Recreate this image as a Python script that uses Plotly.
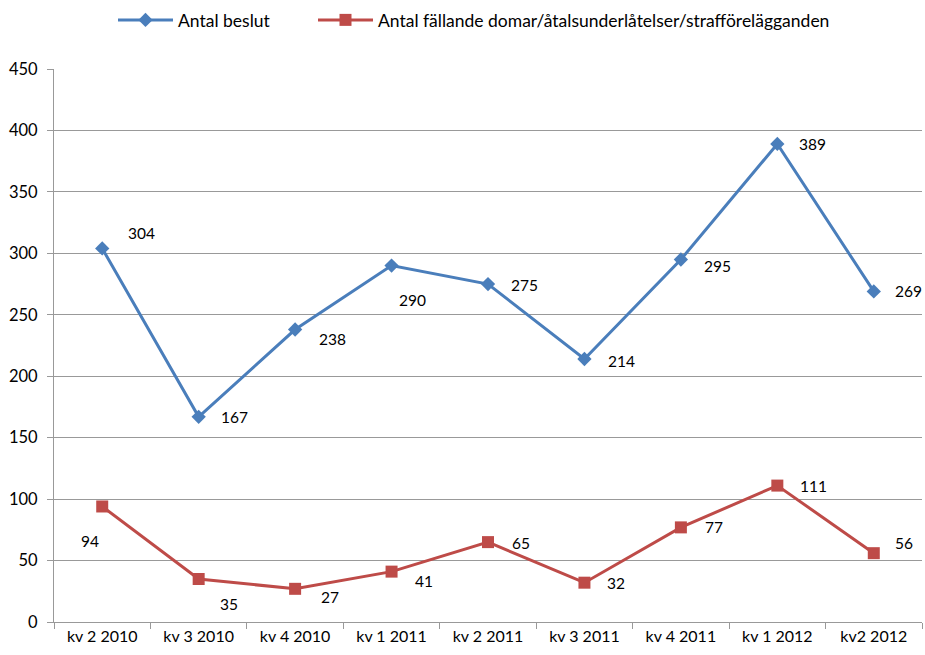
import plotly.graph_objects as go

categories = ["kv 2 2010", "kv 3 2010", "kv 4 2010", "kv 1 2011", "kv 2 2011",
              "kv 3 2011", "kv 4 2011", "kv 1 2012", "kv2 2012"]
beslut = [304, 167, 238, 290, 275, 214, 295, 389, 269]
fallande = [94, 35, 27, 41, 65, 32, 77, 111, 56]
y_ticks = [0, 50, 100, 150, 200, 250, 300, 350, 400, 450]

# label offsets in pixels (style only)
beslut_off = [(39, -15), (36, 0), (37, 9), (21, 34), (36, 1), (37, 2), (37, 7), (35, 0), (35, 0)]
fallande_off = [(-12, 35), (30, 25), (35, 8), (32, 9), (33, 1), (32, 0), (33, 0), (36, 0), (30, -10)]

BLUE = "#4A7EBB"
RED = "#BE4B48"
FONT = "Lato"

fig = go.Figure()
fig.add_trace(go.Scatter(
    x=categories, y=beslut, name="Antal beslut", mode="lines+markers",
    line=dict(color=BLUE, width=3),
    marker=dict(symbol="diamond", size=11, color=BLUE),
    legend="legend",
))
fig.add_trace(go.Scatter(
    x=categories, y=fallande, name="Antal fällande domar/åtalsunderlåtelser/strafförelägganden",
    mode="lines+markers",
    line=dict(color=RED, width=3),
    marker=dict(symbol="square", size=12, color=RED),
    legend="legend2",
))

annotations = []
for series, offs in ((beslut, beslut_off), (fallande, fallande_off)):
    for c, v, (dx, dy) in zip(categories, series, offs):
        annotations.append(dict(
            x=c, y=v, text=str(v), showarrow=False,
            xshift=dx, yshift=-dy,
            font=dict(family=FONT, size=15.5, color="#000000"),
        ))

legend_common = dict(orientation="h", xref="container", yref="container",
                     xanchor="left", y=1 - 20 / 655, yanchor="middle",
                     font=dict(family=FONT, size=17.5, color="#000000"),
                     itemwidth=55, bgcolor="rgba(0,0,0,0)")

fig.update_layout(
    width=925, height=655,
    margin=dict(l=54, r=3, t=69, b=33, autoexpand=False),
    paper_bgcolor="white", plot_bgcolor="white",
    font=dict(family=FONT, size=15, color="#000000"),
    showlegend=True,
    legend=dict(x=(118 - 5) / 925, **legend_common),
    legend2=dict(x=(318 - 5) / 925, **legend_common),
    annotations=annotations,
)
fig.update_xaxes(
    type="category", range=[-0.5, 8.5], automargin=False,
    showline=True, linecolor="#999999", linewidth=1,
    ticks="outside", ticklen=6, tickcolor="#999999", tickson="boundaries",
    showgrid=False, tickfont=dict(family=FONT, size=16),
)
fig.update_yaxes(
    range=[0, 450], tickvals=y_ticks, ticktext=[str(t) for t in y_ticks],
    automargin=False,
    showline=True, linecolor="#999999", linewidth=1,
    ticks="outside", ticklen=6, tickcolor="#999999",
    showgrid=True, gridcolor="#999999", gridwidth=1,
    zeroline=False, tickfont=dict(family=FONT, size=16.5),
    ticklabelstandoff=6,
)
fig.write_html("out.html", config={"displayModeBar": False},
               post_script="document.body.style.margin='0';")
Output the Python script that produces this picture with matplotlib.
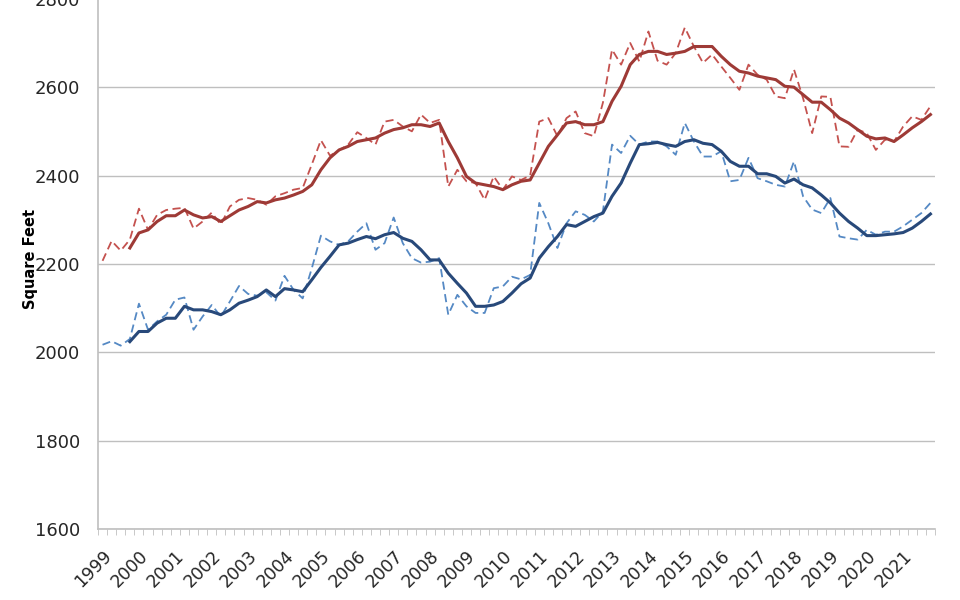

====

■ Objective ■
Make an exact copy of every entry above, minus the images.

■ Written solution ■
Recreate this image as a Python script that uses Plotly.
import plotly.graph_objects as go

categories = ["kv 2 2010", "kv 3 2010", "kv 4 2010", "kv 1 2011", "kv 2 2011",
              "kv 3 2011", "kv 4 2011", "kv 1 2012", "kv2 2012"]
beslut = [304, 167, 238, 290, 275, 214, 295, 389, 269]
fallande = [94, 35, 27, 41, 65, 32, 77, 111, 56]
y_ticks = [0, 50, 100, 150, 200, 250, 300, 350, 400, 450]

# label offsets in pixels (style only)
beslut_off = [(39, -15), (36, 0), (37, 9), (21, 34), (36, 1), (37, 2), (37, 7), (35, 0), (35, 0)]
fallande_off = [(-12, 35), (30, 25), (35, 8), (32, 9), (33, 1), (32, 0), (33, 0), (36, 0), (30, -10)]

BLUE = "#4A7EBB"
RED = "#BE4B48"
FONT = "Lato"

fig = go.Figure()
fig.add_trace(go.Scatter(
    x=categories, y=beslut, name="Antal beslut", mode="lines+markers",
    line=dict(color=BLUE, width=3),
    marker=dict(symbol="diamond", size=11, color=BLUE),
    legend="legend",
))
fig.add_trace(go.Scatter(
    x=categories, y=fallande, name="Antal fällande domar/åtalsunderlåtelser/strafförelägganden",
    mode="lines+markers",
    line=dict(color=RED, width=3),
    marker=dict(symbol="square", size=12, color=RED),
    legend="legend2",
))

annotations = []
for series, offs in ((beslut, beslut_off), (fallande, fallande_off)):
    for c, v, (dx, dy) in zip(categories, series, offs):
        annotations.append(dict(
            x=c, y=v, text=str(v), showarrow=False,
            xshift=dx, yshift=-dy,
            font=dict(family=FONT, size=15.5, color="#000000"),
        ))

legend_common = dict(orientation="h", xref="container", yref="container",
                     xanchor="left", y=1 - 20 / 655, yanchor="middle",
                     font=dict(family=FONT, size=17.5, color="#000000"),
                     itemwidth=55, bgcolor="rgba(0,0,0,0)")

fig.update_layout(
    width=925, height=655,
    margin=dict(l=54, r=3, t=69, b=33, autoexpand=False),
    paper_bgcolor="white", plot_bgcolor="white",
    font=dict(family=FONT, size=15, color="#000000"),
    showlegend=True,
    legend=dict(x=(118 - 5) / 925, **legend_common),
    legend2=dict(x=(318 - 5) / 925, **legend_common),
    annotations=annotations,
)
fig.update_xaxes(
    type="category", range=[-0.5, 8.5], automargin=False,
    showline=True, linecolor="#999999", linewidth=1,
    ticks="outside", ticklen=6, tickcolor="#999999", tickson="boundaries",
    showgrid=False, tickfont=dict(family=FONT, size=16),
)
fig.update_yaxes(
    range=[0, 450], tickvals=y_ticks, ticktext=[str(t) for t in y_ticks],
    automargin=False,
    showline=True, linecolor="#999999", linewidth=1,
    ticks="outside", ticklen=6, tickcolor="#999999",
    showgrid=True, gridcolor="#999999", gridwidth=1,
    zeroline=False, tickfont=dict(family=FONT, size=16.5),
    ticklabelstandoff=6,
)
fig.write_html("out.html", config={"displayModeBar": False},
               post_script="document.body.style.margin='0';")
Output the Python script that produces this picture with matplotlib.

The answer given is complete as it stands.